- 04 March, 2026
Vatican City, March 4, 2026: “An ideal and pure Church, separated from the earth, does not exist; only the one Church of Christ, embodied in history.”
Pope Leo XIV shared this reflection during his weekly General Audience at the Vatican on Wednesday morning.
Continuing his catechesis on the Second Vatican Council’s Dogmatic Constitution Lumen gentium, the Holy Father reflected on how the document explains the mystery of the Church as both human and divine.
He recalled that while the first chapter of Lumen gentium primarily addresses what the Church is—describing her as a “complex reality”—the present reflection focuses on understanding what makes up this complexity.
Human fragility and the divine
The Pope explained that Lumen gentium teaches that the Church is a well-structured body where human and divine dimensions coexist “without separation and without confusion.”
On the human level, he said, the Church is made up of men and women who live the Christian life with both joy and struggle, marked by strengths and weaknesses, who proclaim the Gospel and become a sign of Christ’s presence as He walks with humanity through life.
“Yet this aspect,” Pope Leo said, “is not sufficient to describe the true nature of the Church, because it also has a divine dimension,” which “does not consist in an ideal perfection or spiritual superiority of its members, but in the fact that the Church is generated by God’s plan for humanity, realized in Christ.”
“Therefore,” he added, “the Church is at the same time an earthly community and the mystical body of Christ, a visible assembly and a spiritual mystery, a reality present in history and a people journeying towards heaven.”
Dimensions harmoniously integrated
The Holy Father emphasised that the human and divine aspects of the Church are harmoniously united, with neither dominating the other.
“The Church,” he reminded, “lives in this paradox. She is a reality that is both human and divine, which welcomes the sinful man and leads him to God.”
To explain this, Pope Leo pointed to how Lumen gentium draws on the life of Christ. “Those who met Jesus along the roads of Palestine experienced His humanity, His eyes, His hands, the sound of His voice.
Those who decided to follow Him were moved precisely by the experience of His welcoming gaze, the touch of His blessing hands, His words of liberation and healing.”

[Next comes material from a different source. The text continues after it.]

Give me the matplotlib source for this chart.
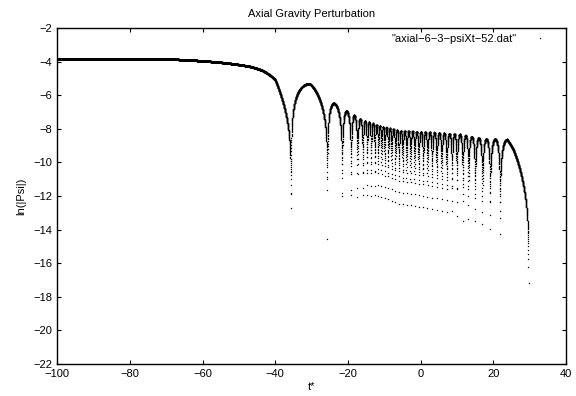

“At the same time, however, by following that Man,” he continued, “the disciples opened themselves to an encounter with God,” because “Christ’s flesh, His face, His gestures and His words visibly manifest the invisible God.”
The meaning of holiness
The Pope then invited the faithful to view the Church through the lens of Christ’s own reality. He noted that a closer look reveals a human dimension made up of real people, who at times reflect the beauty of the Gospel and at other times struggle and fall, like all human beings. Yet it is precisely through these members and their limited earthly condition that Christ’s presence and saving work are made visible.
He recalled the words spoken by Benedict XVI to the Swiss Bishops at the beginning of his pontificate, when he said that “there is no opposition between the Gospel and the institution.” Benedict had explained that “the structures of the Church serve precisely for the realization and concretization of the Gospel in our time.”
Building on this, Pope Leo stressed, “An ideal and pure Church, separated from the earth, does not exist; only the one Church of Christ, embodied in history.”
“This is what constitutes the holiness of the Church,” he reflected, “the fact that Christ dwells in Her and continues to give himself through the smallness and fragility of Her members.”
Witnesses of Christ’s love
Reflecting on this enduring mystery, the Pope said it reveals ‘God’s method,’ by which “He makes himself visible through the weakness of creatures, continuing to manifest Himself and to act.” Through this, believers are enabled today “to build up the Church: not only by organising its visible forms, but by building that spiritual edifice which is the body of Christ, through communion and charity among ourselves.”
In conclusion, Pope Leo encouraged the faithful to become authentic witnesses of Christ’s love, so that others may recognize in and among them the charity that marks true Christians and builds up the Church.